Neutralità «dual-use»

Nei giorni scorsi il Consiglio degli Stati si è allineato alla camera bassa, decidendo di allentare le regole sulla riesportazione di materiale bellico. La normativa precedente, entrata in vigore il 21 gennaio 2022, imponeva ai paesi acquirenti una dichiarazione scritta di non riesportazione. Una legge che, a detta dei suoi critici, è invecchiata nel giro di poche settimane. L’invasione russa dell’Ucraina, infatti, ha cambiato radicalmente il contesto geopolitico e messo sotto pressione la posizione svizzera. Diversi Stati hanno criticato l’irrigidimento delle procedure, lamentando l’impossibilità di sostenere militarmente Kiev con armi o componenti di origine elvetica. Se la votazione finale confermerà questo orientamento, il paradigma sarà rovesciato: la riesportazione sarà ammessa senza più dichiarazioni di non riesportazione, mentre il Consiglio federale manterrà un diritto di veto in casi eccezionali. I sostenitori della riforma la presentano come una misura necessaria. Denunciano la drammatica crisi in cui versa la produzione degli armamenti, a causa delle continue restrizioni d’esportazione, e ribadiscono l’esigenza di disporre una propria base industriale e tecnologica per garantire una neutralità armata credibile. Gli oppositori, al contrario, criticano la possibile violazione della Convenzione dell’Aja e paventano il pericolo che le armi finiscano in zone di guerra, nonostante le norme internazionali sulla neutralità e le disposizioni del diritto umanitario.
In termini quantitativi, la produzione bellica pesa poco: meno dell’1% delle esportazioni. Eppure, torna con regolarità al centro del dibattito politico. Il motivo è semplice. Come nel caso dei traffici coloniali, dice molto più di quanto i numeri suggeriscano e di quanto comunemente si è chiamati a pensare. Proprio come nel colonialismo, è la spia della precoce integrazione elvetica nei mercati internazionali. La Svizzera non ha mai posseduto colonie né sviluppato un grande complesso militare-industriale, eppure ha avuto l’astuzia di inserirsi – a livello economico, finanziario e logistico – nel sistema coloniale e bellico globale. Tale integrazione, resa possibile da una combinazione ricorrente di fattori come la neutralità, la flessibilità produttiva e l’alta specializzazione tecnologica, ha permesso al paese di porre le basi della sua ricchezza. In altre parole, la guerra – esterna sul piano militare, ma interna sul piano economico e finanziario – ha contribuito a modellare la Svizzera.
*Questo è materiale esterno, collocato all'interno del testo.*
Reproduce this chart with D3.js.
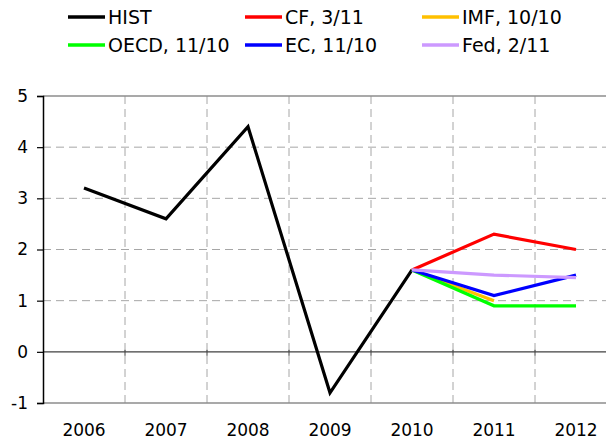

Il Primo conflitto mondiale segna una tappa decisiva in questo processo: in numerosi settori le aziende elvetiche realizzano profitti elevati, innovano prodotti e processi e ampliano la presenza internazionale. Per assicurarsi materie prime e sbocchi, aprono filiali all’estero, stringono nuove alleanze e, nel settore bancario, edificano una piazza finanziaria di prim’ordine. Le restrizioni della neutralità obbligano le aziende a un difficile equilibrio: non esportano direttamente armi ai belligeranti, ma forniscono componenti «dual-use», cioè beni civili facilmente convertibili a uso bellico. Il crollo delle esportazioni tedesche apre spazi enormi e diverse aziende rimpiazzano i fornitori germanici sui mercati, accumulando forti utili e costruendo nuove reti internazionali. Durante il Secondo conflitto mondiale e la guerra fredda questo approccio pragmatico ha conosciuto, tra alti e bassi, una crescita tanto quantitativa quanto strutturale, entrando vieppiù in conflitto con il nuovo indirizzo di politica estera che abbraccia il multilateralismo, l’impegno umanitario e la difesa del diritto internazionale. Ciò ha portato a una rigorosa regolamentazione in fatto di esportazioni di armi, troppo severa per gli uni, troppo blanda per gli altri. Due visioni opposte, ma entrambe fondate su valide interpretazioni della neutralità, concetto intrinsecamente duttile e, per certi versi, anch’esso «dual-use». In questa contesa, il richiamo al voto diventa una tentazione ricorrente. Cercare il responso popolare, attraverso referendum restrittivi o, al contrario, iniziative volte a iscrivere la neutralità armata nella Costituzione, è certamente legittimo. È però altrettanto legittimo domandarsi se cedere a questa tentazione non sia il segno di una crisi delle istituzioni che rinunciano alla responsabilità di coerenti decisioni politiche e finiscono col delegare alle cittadine e ai cittadini, in modo disordinato e contraddittorio, risposte vitali per il nostro paese.